Throttle (2005) / Thriller-Action
aka No Way Up
MPAA Rated: R for language and violence
Running Time: 86 min.
Cast: Grayson McCouch, Amy Locane, Adrian Paul, Dan Mundell, Michelle Beisner, Jefferson Arca, Mare Trevathan Phillpott, Gary Sirchia, Christopher Grundy
Director: James Seale
Screenplay: Zachary Aron, Graham Winter
Perhaps it's just a coincidence or perhaps it's an homage that the central character in Throttle is named Weaver, which is also the last name of the lead actor in Duel. Regardless, I've sat through far too many Duel rip-offs lately to give any new contenders an even break, so take this for what it's worth. After sitting through Joy Ride, Road Rage, High Tension, and lord knows what else recently, my patience with another highly derivative cheapie thriller like Throttle (aka No Way Up on the cable channels) is extremely thin. if you've never seen the above movies, then perhaps you might enjoy this more, but my recommendation is to rent Duel and skip all the imitators.
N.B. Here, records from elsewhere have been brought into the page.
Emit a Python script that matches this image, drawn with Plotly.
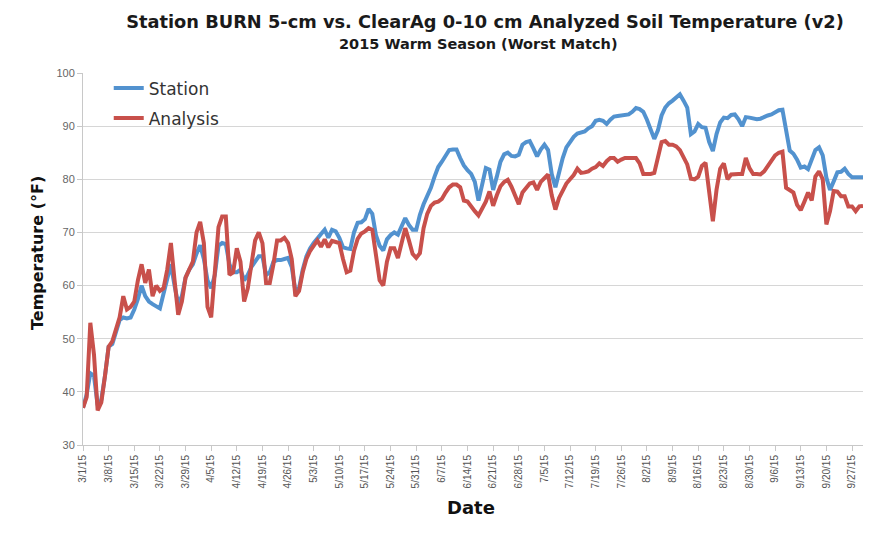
import pandas as pd
import plotly.graph_objects as go

start_date = "2015-03-01"
end_date = "2015-09-30"

station = [
    37, 39.5, 43.5, 43, 37.5, 38.5, 43,
    48.5, 49, 51, 53.5, 54, 53.8, 54,
    55.5, 57.5, 60, 58, 57, 56.5, 56,
    55.7, 58.5, 61, 64, 60, 56.5, 58,
    61.5, 63, 64, 66, 67.6, 65, 61,
    59.5, 62, 67.5, 68, 67.8, 64, 62.5,
    62.5, 63, 61, 62, 63.5, 64.5, 65.5,
    65.5, 62, 62.5, 64.5, 64.8, 64.8, 65,
    65.2, 63.5, 59, 59.5, 63, 65.5, 67,
    68, 69, 69.7, 70.5, 69, 70.5, 70.2,
    69, 67.2, 67, 66.9, 70, 71.8, 71.9,
    72.5, 74.4, 73.5, 69.5, 67.5, 66.6, 68.7,
    69.5, 70, 69.6, 71, 72.7, 71.4, 70.5,
    70.5, 73.3, 75.3, 76.8, 78.4, 80.5, 82.3,
    83.3, 84.5, 85.5, 85.6, 85.6, 84, 82.6,
    81.7, 81, 79.5, 76, 79, 82.1, 81.8,
    78, 80.5, 83.3, 84.7, 85, 84.4, 84.3,
    84.6, 86.5, 87, 87.2, 85.8, 84.3, 85.6,
    86.5, 85.5, 81, 78.5, 81.5, 84, 86,
    87, 88, 88.6, 88.8, 89, 89.6, 90,
    91, 91.2, 91, 90.4, 91.2, 91.8, 91.9,
    92, 92.1, 92.2, 92.7, 93.4, 93.2, 92.7,
    91.2, 89.3, 87.6, 89.2, 92, 93.5, 94.3,
    94.8, 95.3, 96, 94.8, 93.5, 88.5, 89,
    90.4, 89.8, 89.7, 87, 85.3, 88.5, 90.7,
    91.6, 91.5, 92.1, 92.2, 91.3, 90, 91.7,
    91.6, 91.5, 91.3, 91.4, 91.8, 92, 92.2,
    92.6, 93, 93.1, 89, 85.4, 84.8, 83.7,
    82.2, 82.4, 81.9, 83.8, 85.5, 86, 84.5,
    80.3, 78, 79.6, 81.3, 81.4, 82, 81,
    80.4, 80.4, 80.4, 80.4,
]

analysis = [
    37, 39, 53, 47, 36.5, 38, 43,
    48.5, 49.5, 52, 54, 58, 55.5, 56,
    57, 61, 64, 60.5, 63, 58, 60,
    59, 59.5, 63, 68, 61, 54.5, 57,
    61.5, 63, 64.5, 70, 72, 68, 56,
    54, 63, 71, 73, 73, 62, 62.5,
    67, 64.5, 57, 59.5, 64, 68.5, 70,
    68, 60.5, 60.5, 64, 68.5, 68.5, 69,
    68, 65, 58, 59, 62.5, 65, 66.5,
    67.5, 68.5, 67.3, 68.7, 67.2, 68.4, 68.2,
    68, 65, 62.5, 62.8, 66.5, 68.8, 69.8,
    70.2, 70.8, 70.5, 66, 61, 60, 64.5,
    67, 67, 65.2, 68.3, 70.8, 68.5, 66,
    65.2, 66.1, 70.8, 73.5, 75, 75.6, 75.8,
    76.3, 77.5, 78.5, 79, 79, 78.5, 76,
    75.8, 74.8, 74, 73.2, 74.5, 75.8, 77.7,
    75, 77, 78.7, 79.5, 79.9, 78.6, 77,
    75.3, 77.5, 78.5, 79.2, 79.4, 78, 79.5,
    80.2, 80.9, 77, 74.3, 76.5, 78, 79.2,
    80, 80.8, 82, 81.2, 81.3, 81.5, 82,
    82.3, 83, 82.5, 83.4, 84, 84, 83.3,
    83.7, 84, 84, 84, 84, 83, 81,
    81, 81, 81.2, 84.3, 87, 87.2, 86.5,
    86.5, 86.2, 85.5, 84.3, 82.8, 80.1, 80,
    80.5, 82.5, 83.1, 77.5, 72.1, 78, 82,
    83, 80, 80.9, 81, 81, 81, 84,
    82.1, 81, 81, 80.9, 81.5, 82.5, 83.4,
    84.5, 85, 85.2, 78.4, 78, 77.5, 75.2,
    74.2, 75.8, 77.5, 76, 80.5, 81.5, 80,
    71.5, 74, 77.8, 77.7, 76.8, 76.8, 74.9,
    74.9, 74, 74.9, 75,
]

tick_labels = [
    "3/1/15", "3/8/15", "3/15/15", "3/22/15", "3/29/15", "4/5/15", "4/12/15",
    "4/19/15", "4/26/15", "5/3/15", "5/10/15", "5/17/15", "5/24/15", "5/31/15",
    "6/7/15", "6/14/15", "6/21/15", "6/28/15", "7/5/15", "7/12/15", "7/19/15",
    "7/26/15", "8/2/15", "8/9/15", "8/16/15", "8/23/15", "8/30/15", "9/6/15",
    "9/13/15", "9/20/15", "9/27/15",
]
y_ticks = [30, 40, 50, 60, 70, 80, 90, 100]

dates = pd.date_range(start_date, end_date, freq="D")
tick_dates = pd.date_range(start_date, periods=len(tick_labels), freq="7D")

BLUE = "#5292CF"
RED = "#C8504B"

fig = go.Figure()
fig.add_trace(go.Scatter(x=dates, y=station, mode="lines", name="Station",
                         legendgroup="s", line=dict(color=BLUE, width=4)))
fig.add_trace(go.Scatter(x=dates, y=analysis, mode="lines", name="Analysis",
                         legendgroup="a", line=dict(color=RED, width=4)))

fig.update_layout(
    width=896, height=533,
    margin=dict(l=83, r=33, t=73, b=88),
    paper_bgcolor="white", plot_bgcolor="white",
    title=dict(
        text="Station BURN 5-cm vs. ClearAg 0-10 cm Analyzed Soil Temperature (v2)",
        font=dict(family="DejaVu Sans", size=17.8, color="#1a1a1a", weight="bold"),
        x=485 / 896, xref="container", xanchor="center",
        y=1 - 22 / 533, yref="container", yanchor="middle",
    ),
    showlegend=True,
    legend=dict(
        x=0.033, y=1.007, xanchor="left", yanchor="top",
        bgcolor="rgba(0,0,0,0)", font=dict(family="DejaVu Sans", size=17, color="#333333"),
        tracegroupgap=5, itemwidth=30,
    ),
    xaxis=dict(
        type="date",
        range=[start_date, end_date],
        tickvals=tick_dates, ticktext=tick_labels, tickangle=-90,
        tickfont=dict(family="Liberation Sans", size=10, color="#555555"),
        showgrid=False, zeroline=False,
        showline=True, linecolor="#C8C8C8", linewidth=1,
        ticks="outside", ticklen=5, tickcolor="#C8C8C8",
    ),
    yaxis=dict(
        range=[30, 100], tickvals=y_ticks,
        tickfont=dict(family="Liberation Sans", size=11, color="#666666"),
        showgrid=True, gridcolor="#D6D6D6", gridwidth=1, zeroline=False,
        showline=True, linecolor="#C8C8C8", linewidth=1,
        ticks="outside", ticklen=5, tickcolor="#C8C8C8",
    ),
    annotations=[
        dict(text="2015 Warm Season (Worst Match)", xref="paper", yref="paper",
             x=(478 - 83) / 780, y=(445 - 44) / 372, xanchor="center", yanchor="middle",
             showarrow=False,
             font=dict(family="DejaVu Sans", size=14.5, color="#1a1a1a", weight="bold")),
        dict(text="Temperature (°F)", xref="paper", yref="paper",
             x=(37 - 83) / 780, y=(445 - 253) / 372, xanchor="center", yanchor="middle",
             textangle=-90, showarrow=False,
             font=dict(family="DejaVu Sans", size=16, color="#111111", weight="bold")),
        dict(text="Date", xref="paper", yref="paper",
             x=(471 - 83) / 780, y=(445 - 507) / 372, xanchor="center", yanchor="middle",
             showarrow=False,
             font=dict(family="DejaVu Sans", size=18, color="#111111", weight="bold")),
    ],
)

fig.write_html("out.html", config={"displayModeBar": False},
               post_script="document.body.style.margin='0';")
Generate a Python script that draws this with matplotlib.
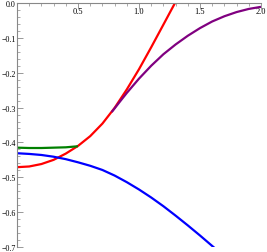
import numpy as np
import matplotlib
matplotlib.use("Agg")
import matplotlib.pyplot as plt
from matplotlib.ticker import MultipleLocator, FixedLocator

# Data
red_x = [0.0, 0.1, 0.2, 0.3, 0.4, 0.5, 0.6, 0.7, 0.8, 0.9, 1.0, 1.1, 1.2, 1.295]
red_y = [-0.471, -0.469, -0.462, -0.450, -0.432, -0.410, -0.382, -0.346, -0.301, -0.248,
         -0.190, -0.127, -0.062, 0.0]

blue_x = [0.0, 0.1, 0.2, 0.3, 0.4, 0.5, 0.6, 0.7, 0.8, 0.9, 1.0, 1.1, 1.2, 1.3, 1.4, 1.5, 1.6, 1.62]
blue_y = [-0.431, -0.433, -0.436, -0.441, -0.448, -0.457, -0.467, -0.479, -0.495, -0.514,
          -0.535, -0.558, -0.583, -0.610, -0.638, -0.667, -0.697, -0.703]

green_x = [0.0, 0.1, 0.2, 0.3, 0.4, 0.5]
green_y = [-0.415, -0.416, -0.416, -0.415, -0.414, -0.411]

purple_x = [0.776, 0.85, 0.9, 1.0, 1.1, 1.2, 1.3, 1.4, 1.5, 1.6, 1.7, 1.8, 1.9, 2.0]
purple_y = [-0.313, -0.280, -0.258, -0.217, -0.180, -0.147, -0.119, -0.094, -0.072, -0.053,
            -0.038, -0.026, -0.017, -0.011]

x_ticks = [0.5, 1.0, 1.5, 2.0]
x_labels = ["0.5", "1.0", "1.5", "2.0"]
y_ticks = [0.0, -0.1, -0.2, -0.3, -0.4, -0.5, -0.6, -0.7]
y_labels = ["0.0", "\u22120.1", "\u22120.2", "\u22120.3", "\u22120.4", "\u22120.5", "\u22120.6", "\u22120.7"]

plt.rcParams['font.family'] = ['Liberation Serif', 'DejaVu Serif']

fig = plt.figure(figsize=(2.67, 2.53), dpi=100)
ax = fig.add_axes([17/267, 1-248/253, (261-17)/267, (248-4)/253])

lw = 1.6
ax.plot(red_x, red_y, color=(1, 0, 0), lw=lw, solid_capstyle='butt', solid_joinstyle='round')
ax.plot(blue_x, blue_y, color=(0, 0, 1), lw=lw, solid_capstyle='butt', solid_joinstyle='round')
ax.plot(green_x, green_y, color=(0, 0.5, 0), lw=lw, solid_capstyle='butt', solid_joinstyle='round')
ax.plot(purple_x, purple_y, color=(0.5, 0, 0.5), lw=lw, solid_capstyle='butt', solid_joinstyle='round')

ax.set_xlim(0, 2.0)
ax.set_ylim(-0.7, 0.0)

for s in ['bottom', 'right']:
    ax.spines[s].set_visible(False)
for s in ['left', 'top']:
    ax.spines[s].set_color('#888888')
    ax.spines[s].set_linewidth(0.8)

ax.xaxis.set_major_locator(FixedLocator(x_ticks))
ax.set_xticklabels(x_labels)
ax.xaxis.set_minor_locator(MultipleLocator(0.1))
ax.yaxis.set_major_locator(FixedLocator(y_ticks))
ax.set_yticklabels(y_labels)
ax.yaxis.set_minor_locator(MultipleLocator(0.02))

ax.tick_params(axis='x', which='both', top=True, bottom=False, labeltop=True,
               labelbottom=False, direction='in', color='#888888', labelsize=6, pad=-5.5)
ax.tick_params(axis='x', which='major', length=4, width=0.6)
ax.tick_params(axis='x', which='minor', length=2, width=0.5)
ax.tick_params(axis='y', which='both', left=True, right=False, direction='in',
               color='#888888', labelsize=5.8, pad=1)
ax.tick_params(axis='y', which='major', length=4, width=0.6)
ax.tick_params(axis='y', which='minor', length=2, width=0.5)

for lab in ax.get_xticklabels():
    lab.set_va('center')

fig.savefig("out.png", dpi=100)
With the exception of a few flashback scenes, Throttle takes place entirely within the confines of a five story parking garage. Tom Weaver (McCouch, Armageddon) happens to be there late one evening after his shady business partner (Adrian Paul, Premonition) asks him to come there to cement a risky deal they have going down. Shortly after the deal is done, Tom returns to his car to find that it won't start, and that someone has obviously been tampering with the engine. Suspicious, Tom knows enough to get out of the situation, but without cell phone reception or a vehicle, he'll have to hoof it all the way down. Oops, he also doesn't have his pass card to let himself out, which means he'll have to figure out some other way. He better think fast, because someone in a truck has decided to play a deadly game of cat and mouse with him in the parking garage.
It's a silly premise for an even sillier movie. Throttle might have stood a chance for an interesting diversion if it hadn't already been beaten to the punch so many times in better and more interesting ways. Of course, the cell phone won't work and every single thing the protagonist tries ends up blowing up in his face, largely because his predator is so omniscient, and apparently, psychic. Interestingly enough, people seem to have no problems getting into the parking garage, even though Tom can't find a single way out. The parking garage is seemingly endless, and the ways out are probably easy, but this is the kind of thriller we have here. Suspension of disbelief is a must, and given how ridiculous this premise is, it doesn't come without a lot of overhead (no pun intended).
Throttle is throwaway junk cinema at its basest, probably only of appeal for people watching cable late at night too stoned or drunk to think, or too lazy to reach for the remote.